══ Records shown ══

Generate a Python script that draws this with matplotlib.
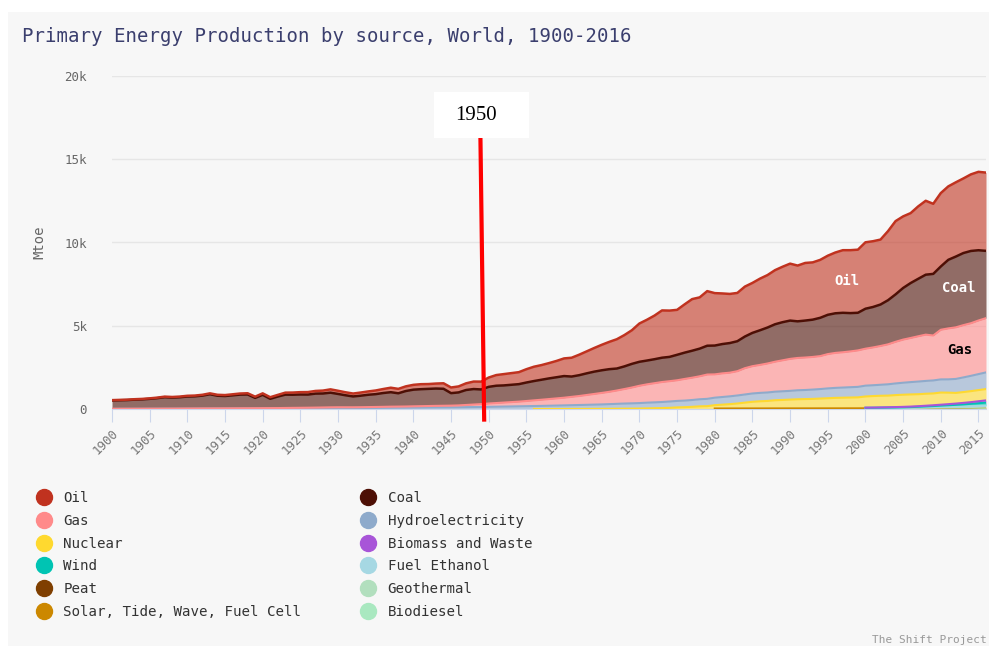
import numpy as np
import matplotlib
matplotlib.use("Agg")
import matplotlib.pyplot as plt
from matplotlib.lines import Line2D
from matplotlib.patches import Rectangle

MONO = "DejaVu Sans Mono"

years = np.arange(1900, 2017)

oil = [20, 22, 24, 26, 28, 30, 32, 35, 38, 40,
       44, 46, 50, 54, 56, 58, 62, 66, 70, 74,
       90, 95, 100, 120, 130, 140, 150, 160, 175, 200,
       190, 180, 175, 190, 200, 220, 240, 270, 265, 280,
       290, 300, 290, 300, 330, 340, 360, 400, 450, 470,
       560, 640, 680, 700, 720, 800, 860, 880, 920, 980,
       1060, 1130, 1230, 1320, 1420, 1530, 1640, 1760, 1880, 2020,
       2300, 2450, 2620, 2840, 2780, 2700, 2900, 3100, 3080, 3280,
       3150, 3040, 2950, 2900, 3000, 3000, 3100, 3150, 3250, 3330,
       3420, 3350, 3460, 3440, 3480, 3550, 3650, 3760, 3780, 3790,
       3990, 3950, 3900, 4150, 4400, 4300, 4200, 4350, 4440, 4210,
       4410, 4410, 4460, 4480, 4600, 4710, 4700]

coal = [500, 510, 520, 545, 560, 590, 630, 685, 660, 680,
        720, 730, 770, 850, 760, 740, 780, 820, 830, 620,
        800, 560, 690, 800, 790, 800, 790, 840, 840, 880,
        800, 720, 650, 690, 740, 770, 830, 870, 800, 930,
        1000, 1020, 1030, 1040, 1020, 750, 780, 900, 930, 880,
        1000, 1040, 1030, 1040, 1050, 1110, 1160, 1200, 1240, 1270,
        1300, 1220, 1250, 1300, 1340, 1360, 1360, 1320, 1360, 1420,
        1440, 1430, 1440, 1460, 1460, 1530, 1580, 1620, 1660, 1730,
        1730, 1760, 1780, 1800, 1900, 2000, 2080, 2160, 2250, 2290,
        2300, 2200, 2220, 2240, 2300, 2360, 2380, 2370, 2300, 2260,
        2400, 2430, 2490, 2650, 2850, 3100, 3300, 3450, 3600, 3700,
        3800, 4120, 4250, 4330, 4340, 4220, 4040]

gas = [5, 6, 6, 7, 7, 8, 8, 9, 9, 10,
       12, 13, 14, 15, 15, 16, 17, 18, 18, 19,
       20, 21, 22, 26, 30, 32, 34, 38, 42, 48,
       50, 48, 46, 48, 52, 56, 60, 65, 66, 68,
       75, 80, 85, 90, 95, 100, 110, 130, 150, 170,
       200, 220, 240, 260, 280, 310, 340, 370, 400, 430,
       460, 500, 540, 590, 640, 690, 740, 800, 870, 950,
       1040, 1100, 1150, 1200, 1220, 1240, 1300, 1340, 1380, 1460,
       1400, 1420, 1420, 1460, 1580, 1640, 1680, 1740, 1800, 1860,
       1920, 1940, 1950, 1960, 1980, 2060, 2100, 2120, 2150, 2190,
       2220, 2270, 2330, 2400, 2500, 2590, 2650, 2720, 2780, 2700,
       2980, 3060, 3100, 3140, 3160, 3220, 3260]

hydro = [8, 9, 10, 10, 11, 12, 13, 14, 15, 16,
         17, 18, 20, 21, 22, 23, 24, 26, 27, 28,
         30, 32, 34, 36, 38, 40, 43, 46, 49, 52,
         55, 56, 58, 60, 63, 66, 70, 74, 78, 82,
         86, 90, 94, 98, 100, 102, 106, 112, 118, 124,
         130, 138, 146, 154, 162, 170, 178, 186, 195, 205,
         215, 225, 235, 245, 255, 265, 280, 295, 310, 320,
         330, 345, 355, 365, 380, 390, 395, 410, 425, 440,
         450, 460, 470, 480, 490, 500, 505, 510, 515, 520,
         525, 540, 545, 560, 570, 590, 600, 610, 620, 630,
         650, 650, 660, 680, 700, 720, 740, 760, 770, 780,
         790, 800, 840, 880, 920, 960, 1000]

# series that only start later: (first year, values)
nuclear = (1956, [1, 1, 2, 2,
                  3, 4, 5, 6, 8, 10, 12, 15, 18, 20,
                  25, 35, 45, 55, 70, 95, 110, 130, 160, 170,
                  200, 230, 260, 300, 350, 400, 430, 450, 490, 510,
                  530, 550, 560, 570, 590, 610, 630, 640, 650, 660,
                  670, 690, 700, 700, 720, 730, 730, 720, 720, 710,
                  730, 690, 640, 650, 660, 670, 680])
biomass = (2000, [12, 14, 16, 19, 22, 26, 30, 35, 40, 47,
                  55, 64, 75, 87, 100, 118, 135])
wind = (2000, [6, 8, 11, 14, 18, 23, 28, 37, 47, 58,
               72, 88, 105, 125, 145, 170, 195])
ethanol = (2000, [8, 9, 10, 11, 13, 15, 19, 24, 32, 38,
                  43, 45, 44, 45, 47, 49, 51])
peat = (1980, [])
geothermal = (2000, [15, 15, 16, 16, 17, 17, 18, 18, 19, 19,
                     20, 20, 21, 21, 22, 22, 23])
solar = (1980, [30, 30, 31, 31, 32, 32, 33, 33, 34, 34,
                35, 35, 36, 36, 37, 37, 38, 38, 39, 39,
                40, 40, 41, 42, 43, 44, 45, 46, 48, 50,
                53, 57, 62, 68, 74, 80, 86])
biodiesel = (2000, [1, 1, 1, 2, 2, 3, 5, 8, 10, 13, 15, 17, 19, 21, 24, 26, 28])


def full(series):
    start, vals = series
    out = np.zeros(len(years))
    i = start - years[0]
    out[i:i + len(vals)] = vals
    return out


# bottom to top
layers = [
    ("Biodiesel", full(biodiesel), "#a9e8c0"),
    ("Solar, Tide, Wave, Fuel Cell", full(solar), "#cc8800"),
    ("Geothermal", full(geothermal), "#b2dfbe"),
    ("Peat", full(peat), "#7f3f00"),
    ("Fuel Ethanol", full(ethanol), "#a6d8e3"),
    ("Wind", full(wind), "#00c4b3"),
    ("Biomass and Waste", full(biomass), "#a855d8"),
    ("Nuclear", full(nuclear), "#ffd92f"),
    ("Hydroelectricity", np.array(hydro, float), "#8eaacb"),
    ("Gas", np.array(gas, float), "#ff8a8a"),
    ("Coal", np.array(coal, float), "#4d0f05"),
    ("Oil", np.array(oil, float), "#c0321f"),
]
colors = {name: c for name, _, c in layers}

fig = plt.figure(figsize=(9.89, 6.46), dpi=100, facecolor="white")
fig.patches.append(Rectangle((8 / 989, 0), 1, 1 - 12 / 646, transform=fig.transFigure,
                             facecolor="#f7f7f7", edgecolor="none", zorder=-10))

ax = fig.add_axes([112 / 989, 1 - 409 / 646, 874 / 989, 333 / 646])
ax.set_facecolor("none")

base = np.zeros(len(years))
for name, vals, c in layers:
    top = base + vals
    ax.fill_between(years, base, top, color=c, alpha=0.6, linewidth=0, zorder=2)
    mask = vals > 0
    if mask.any():
        lw = 1.8 if name in ("Oil", "Coal") else 1.5
        ax.plot(years[mask], top[mask], color=c, lw=lw, zorder=3)
    base = top

ax.set_xlim(1900, 2016)
ax.set_ylim(0, 20000)
ax.set_yticks([0, 5000, 10000, 15000, 20000])
ax.set_yticklabels(["0", "5k", "10k", "15k", "20k"])
ax.set_xticks(np.arange(1900, 2016, 5))
ax.set_xticklabels([str(y) for y in range(1900, 2016, 5)], rotation=45, ha="right",
                   rotation_mode="anchor")
ax.grid(axis="y", color="#e6e6e6", lw=1, zorder=0)
ax.set_axisbelow(True)
for s in ["top", "right", "left"]:
    ax.spines[s].set_visible(False)
ax.spines["bottom"].set_color("#ccd6eb")
ax.tick_params(axis="y", length=0, pad=18, labelsize=9, labelcolor="#666666")
ax.tick_params(axis="x", length=9, color="#ccd6eb", pad=4, labelsize=9, labelcolor="#777777")
for lab in ax.get_xticklabels() + ax.get_yticklabels():
    lab.set_family(MONO)

ax.set_ylabel("Mtoe", family=MONO, fontsize=10, color="#666666")
ax.yaxis.set_label_coords(-66 / 874, 0.5)

# labels inside the areas
ax.text(1997.6, 7700, "Oil", color="white", family=MONO, fontsize=10, fontweight="bold",
        ha="center", va="center", zorder=5)
ax.text(2012.4, 7250, "Coal", color="white", family=MONO, fontsize=10, fontweight="bold",
        ha="center", va="center", zorder=5)
ax.text(2012.5, 3540, "Gas", color="black", family=MONO, fontsize=10, fontweight="bold",
        ha="center", va="center", zorder=5)

# 1950 marker
ax.plot([1948.9, 1949.4], [16280, -760], color="#ff0000", lw=3, zorder=6, clip_on=False,
        solid_capstyle="butt")
fig.patches.append(Rectangle((434 / 989, 1 - 138 / 646), 95 / 989, 46 / 646,
                             transform=fig.transFigure, facecolor="white",
                             edgecolor="none", zorder=5))
fig.text(476 / 989, 1 - 115 / 646, "1950", family="Liberation Serif", fontsize=15,
         ha="center", va="center", color="black", zorder=6)

fig.text(22 / 989, 1 - 37 / 646, "Primary Energy Production by source, World, 1900-2016",
         family=MONO, fontsize=13.65, color="#3b3f6e", va="center", ha="left")

fig.text(987 / 989, 1 - 640 / 646, "The Shift Project", family=MONO, fontsize=8,
         color="#999999", ha="right", va="center")

# legend, column by column
order = ["Oil", "Gas", "Nuclear", "Wind", "Peat", "Solar, Tide, Wave, Fuel Cell",
         "Coal", "Hydroelectricity", "Biomass and Waste", "Fuel Ethanol", "Geothermal",
         "Biodiesel"]
handles = [Line2D([], [], marker="o", linestyle="", markersize=11.5, color=colors[n])
           for n in order]
leg = fig.legend(handles, order, loc="upper left", bbox_to_anchor=(37 / 989, 1 - 491 / 646),
                 ncol=2, frameon=False, handlelength=1.0, handletextpad=0.85,
                 columnspacing=4.25, labelspacing=0.62, borderpad=0, borderaxespad=0,
                 prop={"family": MONO, "size": 10.2})
for t in leg.get_texts():
    t.set_color("#333333")

fig.savefig("out.png", dpi=100, facecolor="white")
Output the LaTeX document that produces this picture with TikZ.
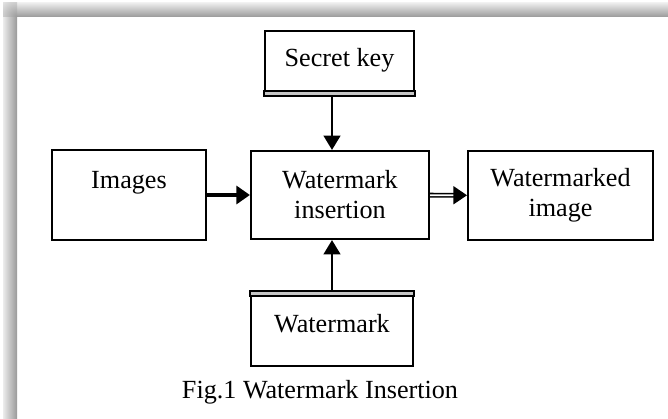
\documentclass[tikz,border=0pt]{standalone}
\usepackage{fontspec}
\setmainfont{Liberation Serif}
\usetikzlibrary{arrows.meta}

\tikzset{
  block/.style={rectangle, draw, line width=1.5pt, align=center,
    font=\fontsize{18.6}{21.3}\selectfont},
  thinarrow/.style={line width=1.6pt, -{Triangle[length=0.36cm,width=0.42cm]}},
  triplearrow/.style={line width=3.4pt, -{Triangle[length=0.34cm,width=0.45cm]}},
  dblarrow/.style={double, double distance=1.3pt, line width=1.1pt,
    -{Triangle[length=0.34cm,width=0.45cm]}},
  edgestrip/.style={draw, line width=1.2pt, fill=gray!45}
}

\begin{document}
\begin{tikzpicture}[x=0.025cm, y=-0.025cm]
        \useasboundingbox (0,0) rectangle (668,419);
        \fill[white] (0,0) rectangle (668,419);

        % Frame shadow
        \shade[top color=gray!15, bottom color=gray!80] (17,3) rectangle (668,17);
        \shade[left color=gray!15, right color=gray!80] (3,17) rectangle (17,419);
        \begin{scope}
          \clip (3,3) rectangle (17,17);
          \shade[inner color=gray!80, outer color=white] (17,17) circle (28);
        \end{scope}

        % Blocks
        \node[block, minimum width=3.72cm, minimum height=1.6cm] (secret) at (339.5,63) {Secret key\\[-14pt]};
        \node[block, minimum width=3.85cm, minimum height=2.25cm] (images) at (129,195) {Images\\\mbox{}};
        \node[block, minimum width=4.45cm, minimum height=2.2cm] (ins) at (340,195) {Watermark\\insertion};
        \node[block, minimum width=4.62cm, minimum height=2.22cm] (wmd) at (560.5,195.5) {Watermarked\\image};
        \node[block, minimum width=4.05cm, minimum height=1.85cm] (wm) at (332,329) {Watermark\\[-14pt]};

        % Double edges
        \draw[edgestrip] ([yshift=0.12cm]secret.south west) rectangle (secret.south east);
        \draw[edgestrip] (wm.north west) rectangle ([yshift=-0.12cm]wm.north east);

        % Caption
        \node[font=\fontsize{18.6}{21.3}\selectfont] (caption) at (320,392) {Fig.1 Watermark Insertion};

        % Arrows
        \draw[thinarrow] (secret.south -| wm.north) -- (ins.north -| wm.north);
        \draw[thinarrow] (wm.north) -- (ins.south -| wm.north);
        \draw[triplearrow] (images) -- (ins);
        \draw[dblarrow] (ins) -- (wmd);
    \end{tikzpicture}
\end{document}
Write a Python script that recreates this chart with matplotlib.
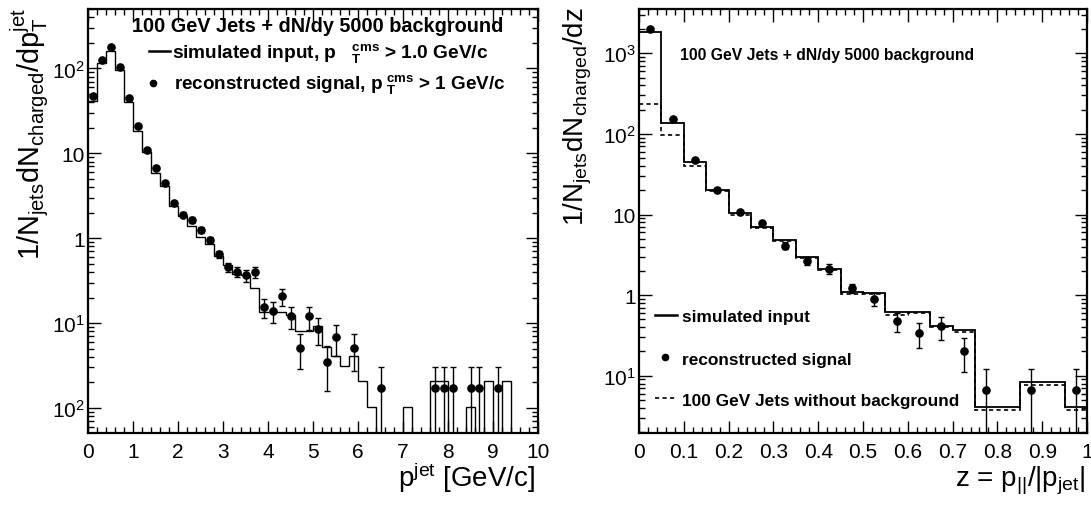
import numpy as np
import matplotlib
matplotlib.use("Agg")
import matplotlib.pyplot as plt
from matplotlib.ticker import FixedLocator, FixedFormatter, LogLocator, MultipleLocator, NullFormatter, FuncFormatter
from matplotlib.lines import Line2D

plt.rcParams['font.family'] = ['Liberation Sans', 'DejaVu Sans']
plt.rcParams['mathtext.fontset'] = 'custom'
plt.rcParams['mathtext.rm'] = 'Liberation Sans'
plt.rcParams['mathtext.it'] = 'Liberation Sans:italic'
plt.rcParams['mathtext.bf'] = 'Liberation Sans:bold'
plt.rcParams['mathtext.default'] = 'regular'

# left panel: charged particle pT in jet, 50 bins of 0.2 GeV/c
pt_edges = np.linspace(0, 10, 51)
pt_sim = [41, 116, 162, 95, 40, 18.2, 10.3, 5.9, 4.17, 2.38,
          1.85, 1.41, 1.03, 0.857, 0.62, 0.485, 0.38, 0.37, 0.258, 0.134,
          0.134, 0.134, 0.126, 0.0817, 0.0817, 0.0934, 0.0528, 0.0414, 0.031, 0.0414,
          0.0207, 0.0104, 0, 0, 0, 0.0104, 0, 0, 0.0207, 0.0207,
          0, 0, 0.0104, 0, 0.0207, 0, 0.0207, 0, 0, 0]
pt_reco = [47, 127, 179, 103, 44.6, 20.8, 10.9, 6.8, 4.45, 2.61,
           1.90, 1.64, 1.25, 0.955, 0.65, 0.455, 0.40, 0.365, 0.398, 0.154,
           0.138, 0.207, 0.120, 0.0514, 0.120, 0.0855, 0.0347, 0.068, 0, 0.0514,
           0, 0, 0.0173, 0, 0, 0, 0, 0, 0.0173, 0.0173,
           0.0173, 0, 0.0173, 0.0173, 0, 0.0173, 0, 0, 0, 0]
pt_reco_err = [1.0, 2.0, 2.5, 2.0, 1.2, 0.7, 0.45, 0.3, 0.22, 0.16,
               0.13, 0.12, 0.1, 0.085, 0.06, 0.05, 0.055, 0.058, 0.062, 0.04,
               0.037, 0.046, 0.035, 0.023, 0.036, 0.03, 0.019, 0.027, 0, 0.024,
               0, 0, 0.0128, 0, 0, 0, 0, 0, 0.0128, 0.0128,
               0.0128, 0, 0.0128, 0.0128, 0, 0.0128, 0, 0, 0, 0]
pt_yticks = [1e-2, 1e-1, 1, 10, 100]
pt_yticklabels = ['$10^{2}$', '$10^{1}$', '1', '10', '$10^{2}$']

# right panel: z = p_par/|p_jet|, 20 bins of 0.05
z_edges = np.linspace(0, 1, 21)
z_sim = [1820, 136, 44.8, 20.3, 10.4, 7.06, 4.87, 2.95, 2.12, 1.10,
         1.06, 0.612, 0.612, 0.417, 0.370, 0.0406, 0.0406, 0.0828, 0.0828, 0.0406]
z_nobkg = [237, 96, 39.6, 19.8, 9.95, 6.8, 4.73, 2.9, 2.05, 1.03,
           1.02, 0.57, 0.60, 0.405, 0.352, 0.038, 0.038, 0.0777, 0.0777, 0.038]
z_reco = [2000, 155, 48, 20.3, 10.7, 7.85, 4.1, 2.67, 2.12, 1.22,
          0.895, 0.473, 0.336, 0.41, 0.204, 0.067, 0, 0.067, 0, 0.067]
z_reco_err = [20, 4, 1.5, 0.8, 0.5, 0.4, 0.4, 0.33, 0.28, 0.17,
              0.16, 0.12, 0.118, 0.13, 0.094, 0.054, 0, 0.054, 0, 0.054]
z_yticks = [0.1, 1, 10, 100, 1000]
z_yticklabels = ['$10^{1}$', '1', '10', '$10^{2}$', '$10^{3}$']

W, H = 1091, 506
fig = plt.figure(figsize=(W / 100, H / 100), dpi=100)
ax1 = fig.add_axes([88 / W, 1 - 434.3 / H, 450 / W, 424.3 / H])
ax2 = fig.add_axes([639 / W, 1 - 434.3 / H, 448 / W, 424.3 / H])


def hist(ax, edges, vals, **kw):
    v = np.asarray(vals, float)
    v = np.where(v > 0, v, 1e-9)  # empty bins drop to the floor
    ax.stairs(v, edges, baseline=None, color='k', **kw)


def points(ax, edges, vals, errs):
    c = 0.5 * (edges[1:] + edges[:-1])
    v = np.asarray(vals, float)
    e = np.asarray(errs, float)
    m = v > 0
    ax.errorbar(c[m], v[m], yerr=e[m], fmt='o', ms=5.2, color='k',
                elinewidth=1.0, capsize=2, capthick=1.0)


def style(ax, major, minor, yticks, ylabels):
    ax.set_yscale('log')
    ax.xaxis.set_major_locator(MultipleLocator(major))
    ax.xaxis.set_minor_locator(MultipleLocator(minor))
    ax.xaxis.set_major_formatter(FuncFormatter(lambda v, p: f"{v:g}"))
    ax.yaxis.set_major_locator(FixedLocator(yticks))
    ax.yaxis.set_major_formatter(FixedFormatter(ylabels))
    ax.yaxis.set_minor_locator(LogLocator(base=10, subs=np.arange(2, 10), numticks=100))
    ax.yaxis.set_minor_formatter(NullFormatter())
    ax.tick_params(which='both', direction='in', top=True, right=True, labelsize=15)
    ax.tick_params(which='major', length=9, width=1)
    ax.tick_params(which='minor', length=4.5, width=1)
    ax.tick_params(axis='x', pad=6)
    ax.tick_params(axis='y', pad=2)
    for s in ax.spines.values():
        s.set_linewidth(1.6)


# left panel
hist(ax1, pt_edges, pt_sim, lw=1.0)
points(ax1, pt_edges, pt_reco, pt_reco_err)
style(ax1, 1, 0.2, pt_yticks, pt_yticklabels)
ax1.set_xlim(0, 10)
ax1.set_ylim(5.03e-3, 502)
ax1.set_xlabel(r'p$^{jet}$ [GeV/c]', fontsize=20, loc='right')
ax1.xaxis.set_label_coords(0.993, -0.124)
ax1.xaxis.label.set_va('baseline')
ax1.set_ylabel(r'1/N$_{jets}$dN$_{charged}$/dp$_{T}^{jet}$', fontsize=20.8, loc='top')
ax1.yaxis.set_label_coords(-0.109, 1.005)
ax1.yaxis.label.set_va('baseline')

ax1.text(0.098, 0.949, '100 GeV Jets + dN/dy 5000 background', transform=ax1.transAxes,
         fontsize=14.3, fontweight='bold', va='baseline')
ax1.add_line(Line2D([0.136, 0.182], [0.900, 0.900], transform=ax1.transAxes, color='k', lw=1.8))
ax1.text(0.187, 0.888, r'simulated input, $\mathbf{p\quad}^{\mathbf{cms}}_{\mathbf{T}}$ > 1.0 GeV/c',
         transform=ax1.transAxes, fontsize=13.8, fontweight='bold', va='baseline')
ax1.plot([0.144], [0.825], 'o', ms=4.5, color='k', transform=ax1.transAxes)
ax1.text(0.190, 0.813, r'reconstructed signal, $\mathbf{p\;}^{\mathbf{cms}}_{\mathbf{T}}$ > 1 GeV/c',
         transform=ax1.transAxes, fontsize=13.6, fontweight='bold', va='baseline')

# right panel
hist(ax2, z_edges, z_sim, lw=1.3)
hist(ax2, z_edges, z_nobkg, lw=1.2, linestyle=(0, (2.5, 2)))
points(ax2, z_edges, z_reco, z_reco_err)
style(ax2, 0.1, 0.02, z_yticks, z_yticklabels)
ax2.set_xlim(0, 1)
ax2.set_ylim(0.0193, 3550)
ax2.set_xlabel(r'z = p$_{||}$/|p$_{jet}$|', fontsize=20, loc='right')
ax2.xaxis.set_label_coords(0.998, -0.124)
ax2.xaxis.label.set_va('baseline')
ax2.set_ylabel(r'1/N$_{jets}$dN$_{charged}$/dz', fontsize=20, loc='top')
ax2.yaxis.set_label_coords(-0.123, 1.007)
ax2.yaxis.label.set_va('baseline')

ax2.text(0.0915, 0.882, '100 GeV Jets + dN/dy 5000 background', transform=ax2.transAxes,
         fontsize=11.3, fontweight='bold', va='baseline')
ax2.add_line(Line2D([0.0346, 0.084], [0.279, 0.279], transform=ax2.transAxes, color='k', lw=1.8))
ax2.text(0.0955, 0.2654, 'simulated input', transform=ax2.transAxes,
         fontsize=12.4, fontweight='bold', va='baseline')
ax2.plot([0.059], [0.181], 'o', ms=4.5, color='k', transform=ax2.transAxes)
ax2.text(0.0955, 0.163, 'reconstructed signal', transform=ax2.transAxes,
         fontsize=12.4, fontweight='bold', va='baseline')
ax2.add_line(Line2D([0.0346, 0.084], [0.083, 0.083], transform=ax2.transAxes, color='k',
                    lw=1.2, linestyle=(0, (2.5, 2))))
ax2.text(0.0955, 0.0667, '100 GeV Jets without background', transform=ax2.transAxes,
         fontsize=12.4, fontweight='bold', va='baseline')

fig.savefig('out.png', dpi=100)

═══

> _What you will do_:
Leave the pictures out, and restate exactly the lines from the start of the records through the one that contains "years = np.arange(1900, 2017)".

> _Exercise response_:
Generate a Python script that draws this with matplotlib.
import numpy as np
import matplotlib
matplotlib.use("Agg")
import matplotlib.pyplot as plt
from matplotlib.lines import Line2D
from matplotlib.patches import Rectangle

MONO = "DejaVu Sans Mono"

years = np.arange(1900, 2017)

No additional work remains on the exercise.